What you will do — Pick out the lines below that include the string "with".

Extracted entries —
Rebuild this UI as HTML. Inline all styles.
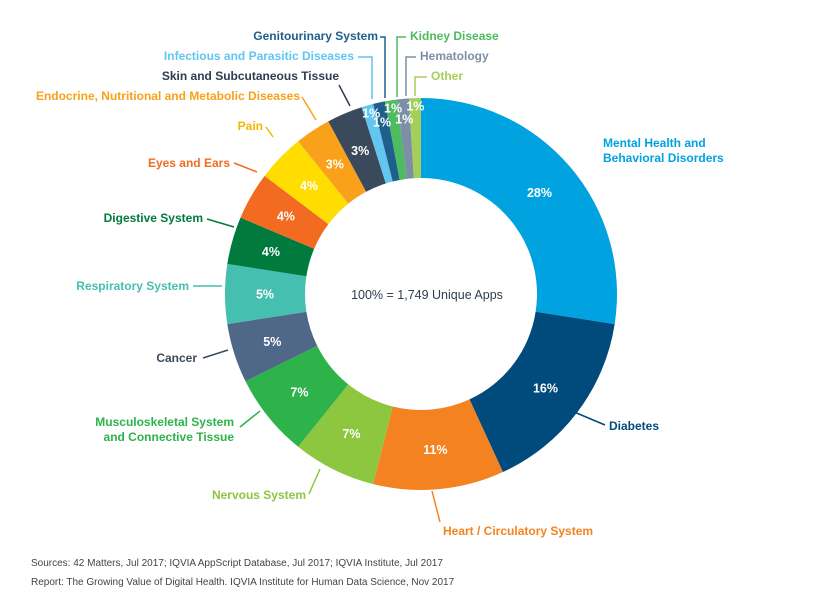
<!DOCTYPE html>
<html><head><meta charset="utf-8">
<style>
body{margin:0;background:#fff;font-family:"Liberation Sans",sans-serif;}
svg text{font-family:"Liberation Sans",sans-serif;}
</style></head>
<body>
<svg id="chart" width="820" height="607" viewBox="0 0 820 607" xmlns="http://www.w3.org/2000/svg">
<g id="slices"></g>
<g id="pcts"></g>
<g id="labels"></g>
<text x="427" y="299" text-anchor="middle" font-size="12.5" fill="#2e3d4f">100% = 1,749 Unique Apps</text>
<text x="31" y="566" font-size="10" fill="#444">Sources: 42 Matters, Jul 2017; IQVIA AppScript Database, Jul 2017; IQVIA Institute, Jul 2017</text>
<text x="31" y="585" font-size="10" fill="#444">Report: The Growing Value of Digital Health. IQVIA Institute for Human Data Science, Nov 2017</text>
</svg>
<script>
const categories=["Mental Health and Behavioral Disorders","Diabetes","Heart / Circulatory System","Nervous System","Musculoskeletal System and Connective Tissue","Cancer","Respiratory System","Digestive System","Eyes and Ears","Pain","Endocrine, Nutritional and Metabolic Diseases","Skin and Subcutaneous Tissue","Infectious and Parasitic Diseases","Genitourinary System","Kidney Disease","Hematology","Other"];
const values=[28,16,11,7,7,5,5,4,4,4,3,3,1,1,1,1,1];
const pctLabels=["28%","16%","11%","7%","7%","5%","5%","4%","4%","4%","3%","3%","1%","1%","1%","1%","1%"];
const colors=["#00a3e0","#004a7c","#f58220","#8dc63f","#2db34a","#4f6888","#45bfb0","#007a3d","#f26b21","#ffdd00","#f9a11b","#3a4a5c","#62c6f1","#1f5f8b","#4dbb5f","#7d8fa6","#a6cf5a"];
const cx=421,cy=294,R=196,r=116;
const total=values.reduce((a,b)=>a+b,0);
const NS="http://www.w3.org/2000/svg";
function pt(a,rad){return [cx+rad*Math.sin(a),cy-rad*Math.cos(a)];}
const gS=document.getElementById('slices'),gP=document.getElementById('pcts'),gL=document.getElementById('labels');
let acc=0;
values.forEach((v,i)=>{
  const a0=acc/total*2*Math.PI; acc+=v; const a1=acc/total*2*Math.PI;
  const [x0,y0]=pt(a0,R),[x1,y1]=pt(a1,R),[x2,y2]=pt(a1,r),[x3,y3]=pt(a0,r);
  const lg=(a1-a0)>Math.PI?1:0;
  const p=document.createElementNS(NS,'path');
  p.setAttribute('d',`M${x0},${y0}A${R},${R} 0 ${lg} 1 ${x1},${y1}L${x2},${y2}A${r},${r} 0 ${lg} 0 ${x3},${y3}Z`);
  p.setAttribute('fill',colors[i]);
  
  
  gS.appendChild(p);
  const am=(a0+a1)/2;
  let rr=(R+r)/2, dx=0, dy=0;
  if(i>=12){rr=R-14; dy=(i%2===0)?-6:6;}
  const [tx,ty]=pt(am,rr);
  const t=document.createElementNS(NS,'text');
  t.setAttribute('x',tx+dx);t.setAttribute('y',ty+dy+4.5);
  t.setAttribute('text-anchor','middle');t.setAttribute('font-size','12.5');t.setAttribute('font-weight','bold');t.setAttribute('fill','#fff');
  
  
  t.textContent=pctLabels[i];
  gP.appendChild(t);
});
const lab=[
 [["Mental Health and","Behavioral Disorders"],603,147,"start","#00a3e0",null],
 [["Diabetes"],609,430,"start","#004a7c","M567,409L605,425"],
 [["Heart / Circulatory System"],443,535,"start","#f58220","M432,491L440,522"],
 [["Nervous System"],306,499,"end","#8dc63f","M320,469L309,494"],
 [["Musculoskeletal System","and Connective Tissue"],234,426,"end","#2db34a","M260,411L240,427"],
 [["Cancer"],197,362,"end","#3a4a5c","M228,350L203,358"],
 [["Respiratory System"],189,290,"end","#45bfb0","M222,286L193,286"],
 [["Digestive System"],203,222,"end","#007a3d","M234,227L207,219"],
 [["Eyes and Ears"],230,167,"end","#f26b21","M257,172L234,163"],
 [["Pain"],263,130,"end","#f2b800","M273,137L266,127"],
 [["Endocrine, Nutritional and Metabolic Diseases"],300,100,"end","#f9a11b","M316,120L302,97"],
 [["Skin and Subcutaneous Tissue"],339,80,"end","#2e3d4f","M350,106L339,85"],
 [["Infectious and Parasitic Diseases"],354,60,"end","#62c6f1","M372,99L372,57L358,57"],
 [["Genitourinary System"],378,40,"end","#1f5f8b","M385,98L385,37L380,37"],
 [["Kidney Disease"],410,40,"start","#4dbb5f","M397,97L397,37L406,37"],
 [["Hematology"],420,60,"start","#7d8fa6","M406,96L406,57L416,57"],
 [["Other"],431,80,"start","#a6cf5a","M415,96L415,77L427,77"]
];
lab.forEach((l,i)=>{
  if(l[5]){const p=document.createElementNS(NS,'path');p.setAttribute('d',l[5]);p.setAttribute('stroke',l[4]);p.setAttribute('fill','none');p.setAttribute('stroke-width','1.5');
  
  
  gL.appendChild(p);}
  l[0].forEach((s,j)=>{const t=document.createElementNS(NS,'text');
  t.setAttribute('x',l[1]);t.setAttribute('y',l[2]+j*15);t.setAttribute('text-anchor',l[3]);t.setAttribute('font-size','12');t.setAttribute('font-weight','bold');t.setAttribute('fill',l[4]);
  
  
  t.textContent=s;gL.appendChild(t);});
});
</script>
</body></html>
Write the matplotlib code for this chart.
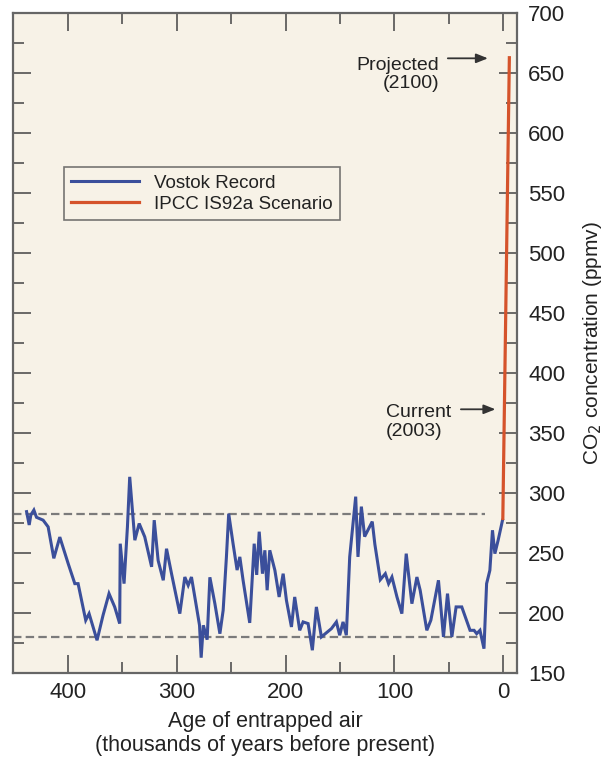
import matplotlib
matplotlib.use("Agg")
import matplotlib.pyplot as plt
from matplotlib.ticker import MultipleLocator

plt.rcParams["font.family"] = ["Liberation Sans", "DejaVu Sans"]

# Vostok ice-core CO2 record (age in kyr before present, ppmv)
VOSTOK_AGE = [
    437.8, 435.4, 433.9, 431.1, 428.7, 422.6, 418.0, 412.8, 407.3, 399.6,
    393.5, 390.5, 383.5, 380.4, 373.1, 367.6, 362.1, 356.9, 352.3, 351.8,
    348.3, 345.2, 343.1, 338.4, 334.4, 329.3, 323.0, 320.6, 317.0, 312.3,
    309.3, 304.7, 297.1, 292.5, 289.4, 286.4, 281.8, 279.0, 277.5, 275.5,
    272.0, 269.5, 264.9, 260.3, 257.3, 254.3, 252.2, 248.2, 244.5, 242.0,
    239.0, 232.9, 228.8, 226.5, 224.2, 221.2, 219.0, 216.9, 214.5, 209.8,
    205.9, 202.2, 199.2, 194.6, 191.6, 187.0, 183.9, 179.3, 175.4, 171.7,
    167.1, 157.9, 153.3, 150.3, 147.2, 144.2, 141.1, 135.6, 133.5, 130.4,
    127.4, 120.4, 118.0, 113.0, 108.4, 105.4, 102.3, 97.7, 93.2, 89.2,
    84.0, 79.4, 76.4, 70.3, 66.6, 59.6, 55.0, 51.3, 47.3, 43.4,
    38.2, 30.6, 26.9, 24.5, 21.5, 17.8, 15.4, 12.4, 10.0, 7.8,
    4.8, 0.8,
]
VOSTOK_CO2 = [
    284.7, 273.6, 281.9, 286.0, 280.0, 277.6, 272.0, 245.8, 263.5, 241.4,
    224.7, 224.7, 194.2, 199.7, 177.5, 198.3, 216.4, 205.3, 191.4, 258.0,
    224.7, 272.0, 313.7, 260.9, 274.8, 263.7, 238.7, 277.6, 244.0, 227.5,
    253.8, 233.0, 199.7, 230.2, 223.3, 230.2, 205.3, 190.0, 163.0, 190.0,
    178.0, 230.0, 208.0, 183.0, 202.5, 247.0, 283.0, 258.0, 236.0, 247.0,
    227.5, 192.0, 258.0, 232.0, 268.0, 233.0, 252.5, 219.2, 252.5, 235.8,
    213.6, 233.0, 210.8, 188.6, 213.6, 185.8, 192.8, 191.4, 169.2, 205.3,
    180.3, 187.2, 192.8, 181.7, 192.8, 181.7, 247.0, 297.2, 247.0, 288.9,
    263.9, 276.4, 257.5, 228.0, 233.0, 224.7, 230.2, 213.6, 199.7, 249.7,
    208.0, 230.2, 219.2, 185.8, 194.2, 227.5, 180.3, 216.4, 180.3, 205.3,
    205.3, 185.8, 185.8, 183.0, 185.8, 170.5, 224.7, 235.8, 269.2, 249.7,
    260.9, 277.5,
]

# IPCC IS92a projection, present day to 2100
IPCC_AGE = [0.5, -5.5]
IPCC_CO2 = [279.0, 663.0]

# interglacial / glacial reference levels
UPPER_LEVEL = 283.0
LOWER_LEVEL = 180.0
LEVEL_SPAN = (450.0, 17.0)

BLUE = "#3b4f9b"
RED = "#d5532b"
SPINE = "#666666"
TEXT = "#222222"

fig = plt.figure(figsize=(6.07, 7.57), dpi=100)
ax = fig.add_axes([0.0219, 0.1106, 0.8298, 0.8718])
ax.set_facecolor("#f7f2e7")

for lvl in (UPPER_LEVEL, LOWER_LEVEL):
    ax.plot(LEVEL_SPAN, (lvl, lvl), color="#7b7b7b", lw=1.6,
            linestyle=(0, (3.8, 1.9)), zorder=2)

ax.plot(VOSTOK_AGE, VOSTOK_CO2, color=BLUE, lw=2.2, solid_joinstyle="miter",
        label="Vostok Record", zorder=3)
ax.plot(IPCC_AGE, IPCC_CO2, color=RED, lw=2.3, label="IPCC IS92a Scenario",
        zorder=4)

ax.set_xlim(450, -12.5)
ax.set_ylim(150, 700)

# ticks: inward on every side, labels only bottom and right
ax.xaxis.set_major_locator(MultipleLocator(100))
ax.xaxis.set_minor_locator(MultipleLocator(50))
ax.yaxis.set_major_locator(MultipleLocator(50))
ax.yaxis.set_minor_locator(MultipleLocator(25))
ax.tick_params(which="both", direction="in", top=True, bottom=True,
               left=True, right=True, labelleft=False, labelright=True,
               color="#444444", width=1.1)
ax.tick_params(which="major", length=13)
ax.tick_params(which="minor", length=8)
ax.tick_params(axis="x", which="major", labelsize=16, pad=6, labelcolor=TEXT)
ax.tick_params(axis="y", which="major", labelsize=16, pad=8, labelcolor=TEXT)

for sp in ax.spines.values():
    sp.set_color(SPINE)
    sp.set_linewidth(1.6)

ax.set_xlabel("Age of entrapped air\n(thousands of years before present)",
              fontsize=15.5, color=TEXT, linespacing=1.2, labelpad=6)
ax.yaxis.set_label_position("right")
ax.set_ylabel("CO$_2$ concentration (ppmv)", fontsize=15, color=TEXT,
              labelpad=11)

leg = ax.legend(loc="upper left", bbox_to_anchor=(0.1, 0.767), fontsize=13.5,
                frameon=True, fancybox=False, handlelength=3.6,
                handletextpad=0.8, borderpad=0.4, labelspacing=0.2,
                borderaxespad=0)
leg.get_frame().set_edgecolor("#555555")
leg.get_frame().set_linewidth(1.2)
leg.get_frame().set_facecolor("#f7f2e7")
for t in leg.get_texts():
    t.set_color(TEXT)

# callouts: two-line label with a horizontal arrow toward the red line
arrow = dict(arrowstyle="-|>,head_length=0.7,head_width=0.28",
             color="#333333", lw=1.3, shrinkA=0, shrinkB=0)
ax.text(59, 649, "Projected\n(2100)", ha="right", va="center",
        multialignment="right", fontsize=14, color=TEXT, linespacing=1.1)
ax.annotate("", xy=(14.2, 662.5), xytext=(51, 662.5), arrowprops=arrow)
ax.text(48, 359.5, "Current\n(2003)", ha="right", va="center",
        multialignment="left", fontsize=14, color=TEXT, linespacing=1.1)
ax.annotate("", xy=(7.3, 370), xytext=(39, 370), arrowprops=arrow)

fig.savefig("out.png", dpi=100, facecolor="white")
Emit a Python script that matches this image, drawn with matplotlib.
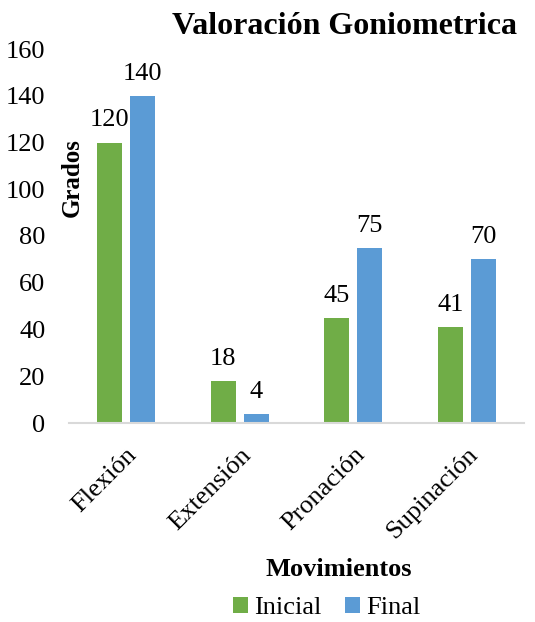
import matplotlib
matplotlib.use("Agg")
import matplotlib.pyplot as plt
import numpy as np

categories = ["Flexión", "Extensión", "Pronación", "Supinación"]
inicial = [120, 18, 45, 41]
final = [140, 4, 75, 70]
series_names = ["Inicial", "Final"]
yticks = [0, 20, 40, 60, 80, 100, 120, 140, 160]

plt.rcParams['font.family'] = ['Liberation Serif', 'DejaVu Serif']

W, H = 535, 622
fig = plt.figure(figsize=(W/100, H/100), dpi=100)
ax = fig.add_axes([69/W, 1-423/H, (524-69)/W, (423-49)/H])

x = np.arange(len(categories))
bw = 0.22
off = 0.145
c_green = "#70AD47"
c_blue = "#5B9BD5"
b1 = ax.bar(x - off, inicial, bw, color=c_green, label=series_names[0])
b2 = ax.bar(x + off, final, bw, color=c_blue, label=series_names[1])

for bars, vals in ((b1, inicial), (b2, final)):
    for b, v in zip(bars, vals):
        ax.annotate(str(v), (b.get_x() + b.get_width()/2, v), xytext=(0, 8),
                    textcoords="offset points", ha="center", va="bottom", fontsize=19)

ax.set_xlim(-0.5, len(categories) - 0.5)
ax.set_ylim(0, 160)
ax.set_yticks(yticks)
ax.set_yticklabels([str(t) for t in yticks], fontsize=19)
ax.set_xticks(x)
ax.set_xticklabels(categories, rotation=45, ha="right", rotation_mode="anchor", fontsize=19)
ax.tick_params(axis='both', length=0)
ax.tick_params(axis='y', pad=17)
ax.tick_params(axis='x', pad=15)
for s in ["top", "right", "left"]:
    ax.spines[s].set_visible(False)
ax.spines["bottom"].set_color("#D9D9D9")
ax.spines["bottom"].set_linewidth(1.5)

fig.text(345/W, 1-27/H, "Valoración Goniometrica", ha="center", va="center",
         fontsize=23, fontweight="bold")
fig.text(72/W, 1-178/H, "Grados", ha="center", va="center", rotation=90,
         fontsize=18, fontweight="bold")
fig.text(339/W, 1-570/H, "Movimientos", ha="center", va="center",
         fontsize=19, fontweight="bold")

fig.legend(handles=[b1, b2], labels=series_names, loc="center", bbox_to_anchor=(327/W, 1-608/H),
           ncol=2, frameon=False, fontsize=19, handlelength=0.55, handleheight=0.55,
           handletextpad=0.25, columnspacing=0.9)

fig.savefig("out.png", dpi=100)
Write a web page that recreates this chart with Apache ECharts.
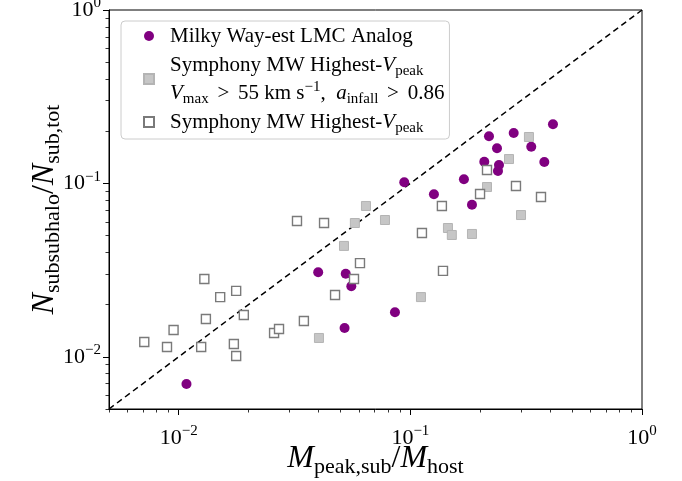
<!DOCTYPE html>
<html><head><meta charset="utf-8">
<script src="https://cdn.jsdelivr.net/npm/echarts@6/dist/echarts.min.js"></script>
<style>html,body{margin:0;padding:0;background:#fff}#c{width:682px;height:481px}</style>
</head><body><div id="c"></div>
<script>
// Milky Way-est LMC analogs
const lmcX = [0.0108,0.0400,0.0526,0.0556,0.0520,0.0858,0.0941,0.1264,0.1703,0.1845,0.2085,0.2185,0.2366,0.2413,0.2389,0.2793,0.3326,0.3787,0.4127];
const lmcY = [0.00697,0.0307,0.0301,0.0255,0.01466,0.01805,0.1015,0.0865,0.1056,0.0754,0.1334,0.1869,0.1594,0.1277,0.1179,0.1953,0.1628,0.1329,0.2193];
// Symphony MW highest-Vpeak with Vmax > 55 km/s, a_infall > 0.86
const cutX = [0.325,0.2666,0.2142,0.0777,0.0643,0.0576,0.0517,0.0403,0.1111,0.1453,0.151,0.1845,0.3004];
const cutY = [0.1852,0.1382,0.0953,0.0615,0.0741,0.0591,0.0436,0.01284,0.0221,0.0553,0.0504,0.0511,0.0657];
// Symphony MW highest-Vpeak (all)
const symX = [0.0071,0.0089,0.0095,0.0125,0.0131,0.0129,0.0151,0.0177,0.0191,0.0173,0.0177,0.0258,0.0271,0.0347,0.0473,0.0571,0.0606,0.0324,0.0424,0.1122,0.1383,0.1368,0.1999,0.2142,0.2857,0.3664];
const symY = [0.01217,0.01139,0.01428,0.01139,0.01652,0.0281,0.0221,0.0240,0.01742,0.01186,0.01011,0.01372,0.01446,0.01609,0.0227,0.0281,0.0347,0.0607,0.0591,0.0518,0.0313,0.0741,0.0869,0.1195,0.0966,0.0835];
// one-to-one line
const diag = [0.005, 1];
// ticks
const majorTicks = [0.01, 0.1, 1];
const minorTicks = [0.005,0.006,0.007,0.008,0.009,0.02,0.03,0.04,0.05,0.06,0.07,0.08,0.09,0.2,0.3,0.4,0.5,0.6,0.7,0.8,0.9];
const legendNames = ['lmc','cut','sym'];

const FONT = 'Liberation Serif';
const zip = (a,b) => a.map((v,i)=>[v,b[i]]);
function tickFmt(v){
  const e = Math.round(Math.log10(v));
  return '{b|10}{e|' + (e<0 ? '\u2212' + (-e) : e) + '}';
}
const tickRich = {
  b:{fontSize:22,fontFamily:FONT,color:'#000'},
  e:{fontSize:15,fontFamily:FONT,color:'#000',padding:[0,0,13,0]}
};
function mkAxis(isX){
  const common = {type:'log',logBase:10,min:0.005,max:1,splitLine:{show:false},minorTick:{show:false},minorSplitLine:{show:false}};
  const main = Object.assign({}, common, {
    position: isX?'bottom':'left',
    axisLine:{show:true,onZero:false,lineStyle:{color:'#000',width:1}},
    axisTick:{show:true,customValues:majorTicks,length:6,lineStyle:{color:'#000',width:1}},
    axisLabel:{show:true,customValues:majorTicks,formatter:tickFmt,rich:tickRich,margin:isX?15:8},
    nameLocation:'middle',
    nameMoveOverlap:false,
    nameGap: isX?31:45,
    nameRotate: isX?0:90,
    name: isX ? '{i|M}{s|peak,sub}{r|/}{i|M}{s|host}' : '{i|N}{s|subsubhalo}{r|/}{i|N}{s|sub,tot}',
    nameTextStyle:{
      rich:{
        i:{fontSize:32,fontStyle:'italic',fontFamily:FONT,color:'#000'},
        r:{fontSize:32,fontFamily:FONT,color:'#000'},
        s:{fontSize:22,fontFamily:FONT,color:'#000',padding:[16,0,0,0]}
      }
    }
  });
  const minor = Object.assign({}, common, {
    position: isX?'bottom':'left',
    axisLine:{show:false},
    axisTick:{show:true,customValues:minorTicks,length:3.5,lineStyle:{color:'#000',width:0.8}},
    axisLabel:{show:false}
  });
  return [main, minor];
}
const legRich = {
  t:{fontSize:21,fontFamily:FONT,color:'#000'},
  i:{fontSize:21,fontFamily:FONT,fontStyle:'italic',color:'#000'},
  s:{fontSize:15,fontFamily:FONT,color:'#000',padding:[12,0,0,0]},
  p:{fontSize:15,fontFamily:FONT,color:'#000',padding:[0,0,12,0]}
};
const legText = {
  lmc:'{t|Milky Way-est LMC Analog}',
  cut:'{t|Symphony MW Highest-}{i|V}{s|peak}\n{i|V}{s|max}{t| \u2006>\u2006 55 km s}{p|\u22121}{t|,  }{i|a}{s|infall}{t| \u2006>\u2006 0.86}',
  sym:'{t|Symphony MW Highest-}{i|V}{s|peak}'
};
const SQ = 'path://M0,0L10,0L10,10L0,10Z';

const chart = echarts.init(document.getElementById('c'), null, {renderer:'canvas'});
chart.setOption({
  animation:false,
  backgroundColor:'#fff',
  grid:{left:109,right:40,top:10,bottom:72,outerBoundsMode:'none',containLabel:false,show:true,borderColor:'#000',borderWidth:1,backgroundColor:'transparent'},
  xAxis: mkAxis(true),
  yAxis: mkAxis(false),
  legend:{
    orient:'vertical',left:121,top:21,
    data: [{name:'lmc',icon:'circle'},{name:'cut',icon:SQ},{name:'sym',icon:SQ}],
    formatter: n => legText[n],
    textStyle:{fontSize:21,fontFamily:FONT,lineHeight:28,rich:legRich},
    itemWidth:32,itemHeight:10,itemGap:1,
    padding:[1,5,3,22],
    borderColor:'#cccccc',borderWidth:1,borderRadius:4,backgroundColor:'#fff',
    symbolKeepAspect:true
  },
  series:[
    {type:'line',name:'diag',data:zip(diag,diag),xAxisIndex:0,yAxisIndex:0,showSymbol:false,symbol:'none',
     lineStyle:{color:'#000',width:1.5,type:[6,4]},z:1,silent:true},
    {type:'scatter',name:'lmc',data:zip(lmcX,lmcY),symbol:'circle',symbolSize:10,
     itemStyle:{color:'#800080',opacity:1},z:3},
    {type:'scatter',name:'cut',data:zip(cutX,cutY),symbol:'rect',symbolSize:9,
     itemStyle:{color:'#c6c6c6',borderColor:'#b4b4b4',borderWidth:1,opacity:1},z:4},
    {type:'scatter',name:'sym',data:zip(symX,symY),symbol:'rect',symbolSize:9,
     itemStyle:{color:'#ffffff',borderColor:'#7a7a7a',borderWidth:1.4,opacity:1},z:5}
  ]
});
</script></body></html>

Written solution —
# callouts: two-line label with a horizontal arrow toward the red line
Emit a Python script that matches this image, drawn with matplotlib.
Write a web page that recreates this chart with Apache ECharts.
// Symphony MW highest-Vpeak with Vmax > 55 km/s, a_infall > 0.86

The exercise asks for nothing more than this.